Warner Books 1998. ISBN 0-446-67745-0

Sharon Lechter was introduced to Robert Kiyosaki by her husband, a patent lawyer. Koyosaki wanted to patent an educational game called "Cashflow" aimed at improving what he calls young peoples financial intelligence.

One thing leads to another and they eventually colaborated in producing this book which is essentially a financial biography of Kiyosaki. The Rich Dad, Poor Dad of the title are his real father, the superintendent of education for Hawaii (poor) and the businessman father of a schoolfriend (rich).

He says that at age 9 he decided to follow the advice of his rich dad and contrasts it with the advice of his poor dad throughout the book.

For example, poor dad says, "Love of money is the root of all evil", but rich dad says, "The lack of money is the root of all evil" and he follows rich dad, making the money and proving that his poor dad was right on the moral aspects.

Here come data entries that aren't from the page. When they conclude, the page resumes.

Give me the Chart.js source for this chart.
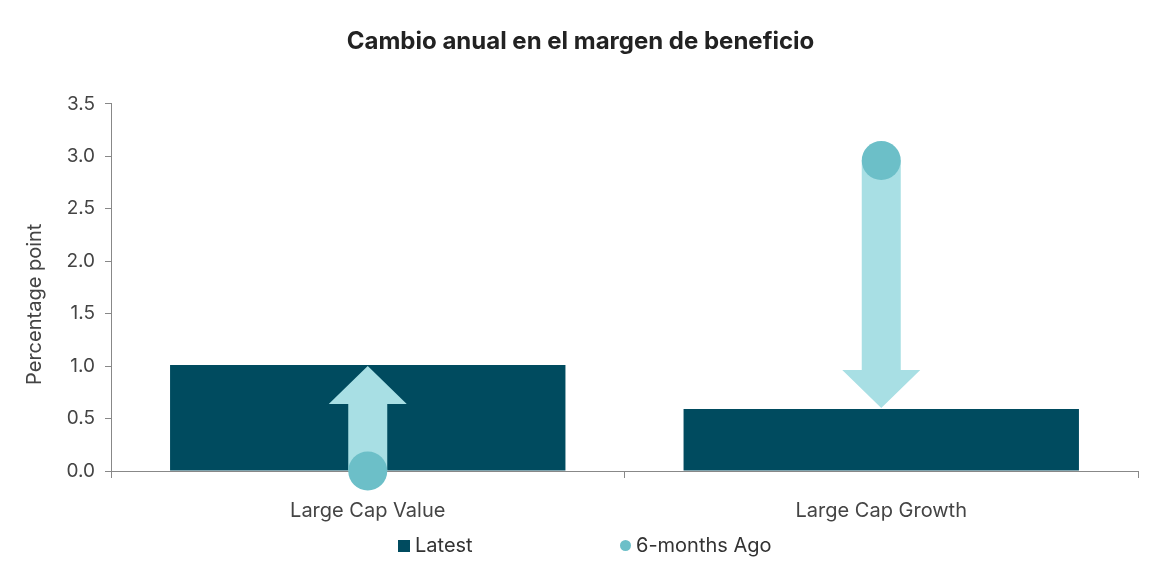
<!DOCTYPE html>
<html>
<head>
<meta charset="utf-8">
<script src="https://cdn.jsdelivr.net/npm/chart.js@4"></script>
<style>
  html,body{margin:0;padding:0;background:#fff;}
  #wrap{position:relative;width:1166px;height:570px;}
  #legend{position:absolute;top:532px;left:0;width:1166px;height:26px;font-family:Inter,"Noto Sans",sans-serif;font-size:20px;color:#333;}
  .item{position:absolute;top:0;line-height:26px;white-space:nowrap;}
  .sw{display:inline-block;vertical-align:middle;margin-right:5px;position:relative;top:-1px;}
</style>
</head>
<body>
<div id="wrap">
  <canvas id="c" width="1166" height="570"></canvas>
  <div id="legend"></div>
</div>
<script>
const categories = ["Large Cap Value", "Large Cap Growth"];
const latestValues = [1.01, 0.59];
const sixMonthsAgoValues = [0.0, 2.96];
const seriesNames = ["Latest", "6-months Ago"];
const titleText = "Cambio anual en el margen de beneficio";
const yAxisTitle = "Percentage point";

const barColor = "#004b5f";
const shaftColor = "#a8dfe4";
const dotColor = "#6cbfc8";
const fontFam = "Inter, 'Noto Sans', sans-serif";

const arrowPlugin = {
  id: "arrows",
  afterDatasetDraw(chart, args) {
    if (args.index !== 0) return;
    const ctx = chart.ctx;
    const xs = chart.scales.x, ys = chart.scales.y;
    const headH = 38, headHalf = 39, shaftHalf = 19.5;
    ctx.save();
    ctx.fillStyle = shaftColor;
    for (let i = 0; i < categories.length; i++) {
      const x = xs.getPixelForValue(i);
      const y0 = ys.getPixelForValue(sixMonthsAgoValues[i]);
      const y1 = ys.getPixelForValue(latestValues[i]);
      const dir = y1 > y0 ? 1 : -1;
      const tip = y1 - dir * 1;
      const base = tip - dir * headH;
      ctx.beginPath();
      ctx.moveTo(x - shaftHalf, y0);
      ctx.lineTo(x - shaftHalf, base);
      ctx.lineTo(x - headHalf, base);
      ctx.lineTo(x, tip);
      ctx.lineTo(x + headHalf, base);
      ctx.lineTo(x + shaftHalf, base);
      ctx.lineTo(x + shaftHalf, y0);
      ctx.closePath();
      ctx.fill();
    }
    ctx.restore();
  }
};

new Chart(document.getElementById("c"), {
  data: {
    labels: categories,
    datasets: [
      {
        type: "bar",
        label: seriesNames[0],
        data: latestValues,
        backgroundColor: barColor,
        categoryPercentage: 1.0,
        barPercentage: 0.77,
        order: 1
      },
      {
        type: "line",
        label: seriesNames[1],
        data: sixMonthsAgoValues,
        showLine: false,
        clip: false,
        pointRadius: 19.5,
        pointHoverRadius: 19.5,
        pointBackgroundColor: dotColor,
        pointBorderWidth: 0,
        borderColor: dotColor,
        order: 0
      }
    ]
  },
  options: {
    responsive: false,
    animation: false,
    events: [],
    layout: { padding: { left: 23, right: 28, top: 0, bottom: 48 } },
    plugins: {
      legend: { display: false },
      tooltip: { enabled: false },
      title: {
        display: true,
        text: titleText,
        color: "#222",
        font: { family: fontFam, size: 24, weight: "bold", lineHeight: 1.2 },
        padding: { top: 27, bottom: 48 }
      }
    },
    scales: {
      x: {
        type: "category",
        offset: true,
        grid: { display: true, drawOnChartArea: false, offset: true, tickLength: 7, color: "#888" },
        border: { display: true, color: "#888", width: 1 },
        ticks: { color: "#444", font: { family: fontFam, size: 20 }, padding: 21 },
        afterFit(scale) { scale.height = 51; }
      },
      y: {
        min: 0, max: 3.5,
        grid: { display: true, drawOnChartArea: false, tickLength: 6, color: "#888" },
        border: { display: true, color: "#888", width: 1 },
        ticks: {
          stepSize: 0.5,
          color: "#444",
          font: { family: fontFam, size: 19 },
          padding: 10,
          callback: v => Number(v).toFixed(1)
        },
        title: {
          display: true,
          text: yAxisTitle + "\u00A0".repeat(6),
          color: "#444",
          font: { family: fontFam, size: 20 },
          padding: { top: 0, bottom: 10 }
        },
        afterFit(scale) { scale.width = 88; }
      }
    }
  },
  plugins: [arrowPlugin]
});

// Legend (HTML)
const leg = document.getElementById("legend");
const legendPos = [398, 620];
seriesNames.forEach((name, i) => {
  const d = document.createElement("div");
  d.className = "item";
  d.style.left = legendPos[i] + "px";
  const sw = document.createElement("span");
  sw.className = "sw";
  if (i === 0) {
    sw.style.width = "12px"; sw.style.height = "12px"; sw.style.background = barColor;
  } else {
    sw.style.width = "11px"; sw.style.height = "11px"; sw.style.background = dotColor; sw.style.borderRadius = "50%";
  }
  d.appendChild(sw);
  d.appendChild(document.createTextNode(name));
  leg.appendChild(d);
});
</script>
</body>
</html>
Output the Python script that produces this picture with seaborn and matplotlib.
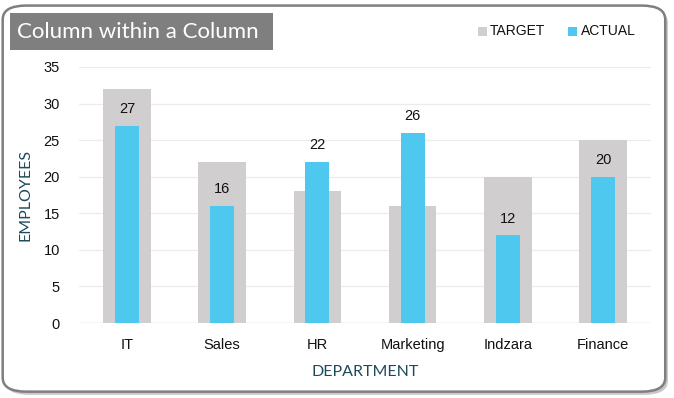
import matplotlib
matplotlib.use("Agg")
import matplotlib.pyplot as plt
import seaborn as sns
import pandas as pd
from matplotlib.patches import FancyBboxPatch, Rectangle

departments = ["IT", "Sales", "HR", "Marketing", "Indzara", "Finance"]
target = [32, 22, 18, 16, 20, 25]
actual = [27, 16, 22, 26, 12, 20]

data = pd.DataFrame({"Department": departments, "Target": target, "Actual": actual})

sns.set_style("white")
plt.rcParams["font.family"] = ["Liberation Sans", "DejaVu Sans"]

fig = plt.figure(figsize=(6.74, 3.98), dpi=100)

# rounded border with a soft shadow
fig.patches.append(FancyBboxPatch((0.008, 0.008), 0.983, 0.97, boxstyle="round,pad=0,rounding_size=0.035",
                                  transform=fig.transFigure, facecolor="#c8c8c8", edgecolor="none", zorder=0))
fig.patches.append(FancyBboxPatch((0.004, 0.016), 0.983, 0.97, boxstyle="round,pad=0,rounding_size=0.035",
                                  transform=fig.transFigure, facecolor="white", edgecolor="#7f7f7f",
                                  linewidth=1.8, zorder=0))

ax = fig.add_axes([0.1177, 0.1884, 0.8477, 0.6433])
ax.set_zorder(3)
ax.set_facecolor("none")

sns.barplot(data=data, x="Department", y="Target", color="#d0cece", width=0.5,
            saturation=1, linewidth=0, ax=ax, zorder=2)
sns.barplot(data=data, x="Department", y="Actual", color="#4ec8ee", width=0.25,
            saturation=1, linewidth=0, ax=ax, zorder=3)

ax.bar_label(ax.containers[1], fontsize=10.5, padding=7, color="#111111")

ax.set_xlim(-0.5, 5.5)
ax.set_ylim(0, 35)
ax.set_yticks(range(0, 36, 5))
ax.yaxis.grid(True, color="#ececec", linewidth=0.9, zorder=0)
ax.set_axisbelow(True)
for s in ax.spines.values():
    s.set_visible(False)
ax.axhline(0, color="#e0e0e0", linewidth=1, zorder=1)
ax.tick_params(axis="both", length=0, labelsize=10.5, colors="#111111")
ax.tick_params(axis="x", pad=11)
ax.tick_params(axis="y", pad=14)

ax.set_xlabel("DEPARTMENT", fontsize=11.5, color="#1d4a5a", labelpad=9, family="Lato")
ax.set_ylabel("EMPLOYEES", fontsize=11.5, color="#1d4a5a", labelpad=8, family="Lato")

# title box
fig.patches.append(Rectangle((10 / 674, 1 - 50 / 398), 263 / 674, 37 / 398, transform=fig.transFigure,
                             facecolor="#7f7f7f", edgecolor="none", zorder=1))
fig.text(17 / 674, 1 - 32 / 398, "Column within a Column", color="white", fontsize=16,
         va="center", ha="left", zorder=2, family="Lato")

# legend
fig.patches.append(Rectangle((478 / 674, 1 - 36 / 398), 9 / 674, 9 / 398, transform=fig.transFigure,
                             facecolor="#d0cece", edgecolor="none"))
fig.text(490 / 674, 1 - 31 / 398, "TARGET", fontsize=10, va="center", color="#111111")
fig.patches.append(Rectangle((568 / 674, 1 - 36 / 398), 9 / 674, 9 / 398, transform=fig.transFigure,
                             facecolor="#4ec8ee", edgecolor="none"))
fig.text(581 / 674, 1 - 31 / 398, "ACTUAL", fontsize=10, va="center", color="#111111")

fig.savefig("out.png", dpi=100)
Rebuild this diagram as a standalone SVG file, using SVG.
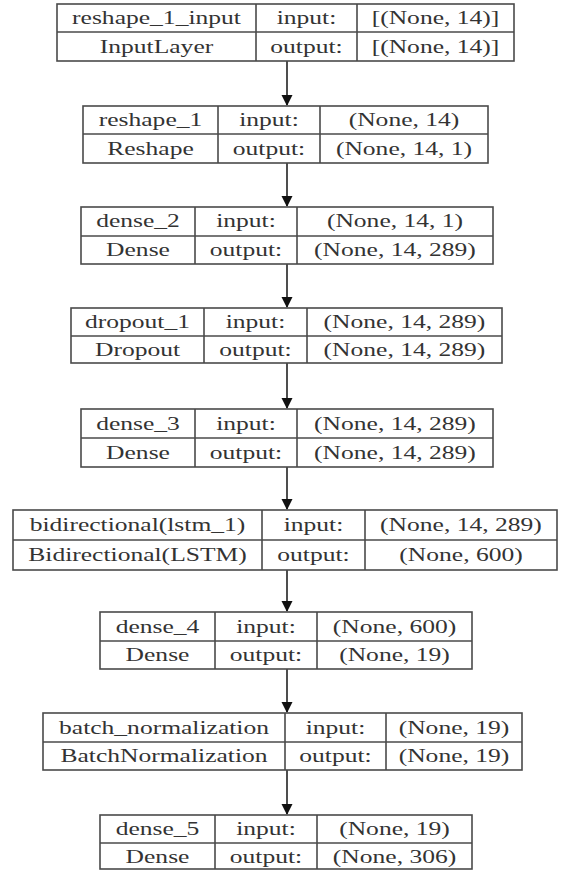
<svg xmlns="http://www.w3.org/2000/svg" width="565" height="871" viewBox="0 0 565 871">
<defs>
<style>
.box{fill:#fff;stroke:#4a4a4a;stroke-width:1.6}
.ln{stroke:#4a4a4a;stroke-width:1.6}
text{font-family:"Liberation Serif","Times New Roman",serif;font-size:18px;fill:#333;text-anchor:middle}
.edge{stroke:#222;stroke-width:1.6;fill:none}
</style>
<marker id="ah" markerWidth="12" markerHeight="12" refX="10" refY="5.5" orient="auto" markerUnits="userSpaceOnUse">
<path d="M0,0 L11,5.5 L0,11 z" fill="#111"/>
</marker>
</defs>
<rect width="565" height="871" fill="#fff"/>
<g id="connectors">
<line class="edge" x1="287" y1="61" x2="287" y2="105" marker-end="url(#ah)"/>
<line class="edge" x1="287" y1="163" x2="287" y2="206" marker-end="url(#ah)"/>
<line class="edge" x1="287" y1="264" x2="287" y2="307" marker-end="url(#ah)"/>
<line class="edge" x1="287" y1="363" x2="287" y2="408" marker-end="url(#ah)"/>
<line class="edge" x1="287" y1="467" x2="287" y2="509" marker-end="url(#ah)"/>
<line class="edge" x1="287" y1="570" x2="287" y2="611" marker-end="url(#ah)"/>
<line class="edge" x1="287" y1="669" x2="287" y2="712" marker-end="url(#ah)"/>
<line class="edge" x1="287" y1="770" x2="287" y2="814" marker-end="url(#ah)"/>
</g>
<g id="reshape_1_input">
<rect class="box" x="57" y="4" width="457" height="57"/>
<line class="ln" x1="57" y1="32" x2="514" y2="32"/>
<line class="ln" x1="256" y1="4" x2="256" y2="61"/>
<line class="ln" x1="357" y1="4" x2="357" y2="61"/>
<text transform="translate(156.5,24) scale(1.42,1)">reshape_1_input</text>
<text transform="translate(156.5,52.5) scale(1.42,1)">InputLayer</text>
<text transform="translate(306.5,24) scale(1.42,1)">input:</text>
<text transform="translate(306.5,52.5) scale(1.42,1)">output:</text>
<text transform="translate(435.5,24) scale(1.42,1)">[(None, 14)]</text>
<text transform="translate(435.5,52.5) scale(1.42,1)">[(None, 14)]</text>
</g>
<g id="reshape_1">
<rect class="box" x="83" y="106" width="405" height="57"/>
<line class="ln" x1="83" y1="134" x2="488" y2="134"/>
<line class="ln" x1="218" y1="106" x2="218" y2="163"/>
<line class="ln" x1="320" y1="106" x2="320" y2="163"/>
<text transform="translate(150.5,126) scale(1.42,1)">reshape_1</text>
<text transform="translate(150.5,154.5) scale(1.42,1)">Reshape</text>
<text transform="translate(269,126) scale(1.42,1)">input:</text>
<text transform="translate(269,154.5) scale(1.42,1)">output:</text>
<text transform="translate(404,126) scale(1.42,1)">(None, 14)</text>
<text transform="translate(404,154.5) scale(1.42,1)">(None, 14, 1)</text>
</g>
<g id="dense_2">
<rect class="box" x="81" y="207" width="412" height="57"/>
<line class="ln" x1="81" y1="236" x2="493" y2="236"/>
<line class="ln" x1="195" y1="207" x2="195" y2="264"/>
<line class="ln" x1="297" y1="207" x2="297" y2="264"/>
<text transform="translate(138,227) scale(1.42,1)">dense_2</text>
<text transform="translate(138,256) scale(1.42,1)">Dense</text>
<text transform="translate(246,227) scale(1.42,1)">input:</text>
<text transform="translate(246,256) scale(1.42,1)">output:</text>
<text transform="translate(395,227) scale(1.42,1)">(None, 14, 1)</text>
<text transform="translate(395,256) scale(1.42,1)">(None, 14, 289)</text>
</g>
<g id="dropout_1">
<rect class="box" x="71" y="308" width="431" height="55"/>
<line class="ln" x1="71" y1="336" x2="502" y2="336"/>
<line class="ln" x1="204" y1="308" x2="204" y2="363"/>
<line class="ln" x1="307" y1="308" x2="307" y2="363"/>
<text transform="translate(137.5,328) scale(1.42,1)">dropout_1</text>
<text transform="translate(137.5,355.5) scale(1.42,1)">Dropout</text>
<text transform="translate(255.5,328) scale(1.42,1)">input:</text>
<text transform="translate(255.5,355.5) scale(1.42,1)">output:</text>
<text transform="translate(404.5,328) scale(1.42,1)">(None, 14, 289)</text>
<text transform="translate(404.5,355.5) scale(1.42,1)">(None, 14, 289)</text>
</g>
<g id="dense_3">
<rect class="box" x="81" y="409" width="412" height="58"/>
<line class="ln" x1="81" y1="438" x2="493" y2="438"/>
<line class="ln" x1="195" y1="409" x2="195" y2="467"/>
<line class="ln" x1="297" y1="409" x2="297" y2="467"/>
<text transform="translate(138,429.5) scale(1.42,1)">dense_3</text>
<text transform="translate(138,458.5) scale(1.42,1)">Dense</text>
<text transform="translate(246,429.5) scale(1.42,1)">input:</text>
<text transform="translate(246,458.5) scale(1.42,1)">output:</text>
<text transform="translate(395,429.5) scale(1.42,1)">(None, 14, 289)</text>
<text transform="translate(395,458.5) scale(1.42,1)">(None, 14, 289)</text>
</g>
<g id="bidirectional">
<rect class="box" x="13" y="510" width="544" height="60"/>
<line class="ln" x1="13" y1="540" x2="557" y2="540"/>
<line class="ln" x1="262" y1="510" x2="262" y2="570"/>
<line class="ln" x1="365" y1="510" x2="365" y2="570"/>
<text transform="translate(137.5,531) scale(1.42,1)">bidirectional(lstm_1)</text>
<text transform="translate(137.5,561) scale(1.42,1)">Bidirectional(LSTM)</text>
<text transform="translate(313.5,531) scale(1.42,1)">input:</text>
<text transform="translate(313.5,561) scale(1.42,1)">output:</text>
<text transform="translate(461,531) scale(1.42,1)">(None, 14, 289)</text>
<text transform="translate(461,561) scale(1.42,1)">(None, 600)</text>
</g>
<g id="dense_4">
<rect class="box" x="100" y="612" width="372" height="57"/>
<line class="ln" x1="100" y1="641" x2="472" y2="641"/>
<line class="ln" x1="215" y1="612" x2="215" y2="669"/>
<line class="ln" x1="317" y1="612" x2="317" y2="669"/>
<text transform="translate(157.5,632.5) scale(1.42,1)">dense_4</text>
<text transform="translate(157.5,661) scale(1.42,1)">Dense</text>
<text transform="translate(266,632.5) scale(1.42,1)">input:</text>
<text transform="translate(266,661) scale(1.42,1)">output:</text>
<text transform="translate(394.5,632.5) scale(1.42,1)">(None, 600)</text>
<text transform="translate(394.5,661) scale(1.42,1)">(None, 19)</text>
</g>
<g id="batch_normalization">
<rect class="box" x="43" y="713" width="479" height="57"/>
<line class="ln" x1="43" y1="742" x2="522" y2="742"/>
<line class="ln" x1="285" y1="713" x2="285" y2="770"/>
<line class="ln" x1="386" y1="713" x2="386" y2="770"/>
<text transform="translate(164,733.5) scale(1.42,1)">batch_normalization</text>
<text transform="translate(164,762) scale(1.42,1)">BatchNormalization</text>
<text transform="translate(335.5,733.5) scale(1.42,1)">input:</text>
<text transform="translate(335.5,762) scale(1.42,1)">output:</text>
<text transform="translate(454,733.5) scale(1.42,1)">(None, 19)</text>
<text transform="translate(454,762) scale(1.42,1)">(None, 19)</text>
</g>
<g id="dense_5">
<rect class="box" x="100" y="815" width="372" height="54"/>
<line class="ln" x1="100" y1="843" x2="472" y2="843"/>
<line class="ln" x1="215" y1="815" x2="215" y2="869"/>
<line class="ln" x1="317" y1="815" x2="317" y2="869"/>
<text transform="translate(157.5,835) scale(1.42,1)">dense_5</text>
<text transform="translate(157.5,862.5) scale(1.42,1)">Dense</text>
<text transform="translate(266,835) scale(1.42,1)">input:</text>
<text transform="translate(266,862.5) scale(1.42,1)">output:</text>
<text transform="translate(394.5,835) scale(1.42,1)">(None, 19)</text>
<text transform="translate(394.5,862.5) scale(1.42,1)">(None, 306)</text>
</g>
</svg>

Rich dad says, "The rich don't pay taxes, that is only for the poor and middle class", or Kiyosaki; "In real estate I make an offer with the words, "Subject to approval of my business partner" ...... and if they accept the offer and I don't want the deal I call my (non existent) business partner"

Or rich dad this time. He hugs a manageress in one of his shops (top)

and says that she is like a mother to him, then in the next breath gives a warning that "you'll wind up like Mrs Martin". He could have said that he respected her for her loyalty and good work but he clearly doesn't.

If Kiyosaki had been aboard the Titanic you would undoubtedly have found him hiding behind the women and children in the first life raft, but in non critical situations he has some useful things to say about financial management.

His idea that an asset is only an asset if it makes you money is a good one. If you take a large mortgage to buy a private residence then it is a drain on your resources although an accountant would class it as an asset.

He's also good on the importance of clear thinking. As he says, "Most people do not know that it is their emotions that are doing the thinking."

The book is aimed at young people but should come with a double health warning. Firstly that the writer is greedy and dishonest and secondly that the "less travelled road" of business ownership is very risky for less imaginative people than Kiyosaki.

A much better choice is Sam Waltons "Made in America". He was a far better person than Kiyosaki and a far more successful businessman.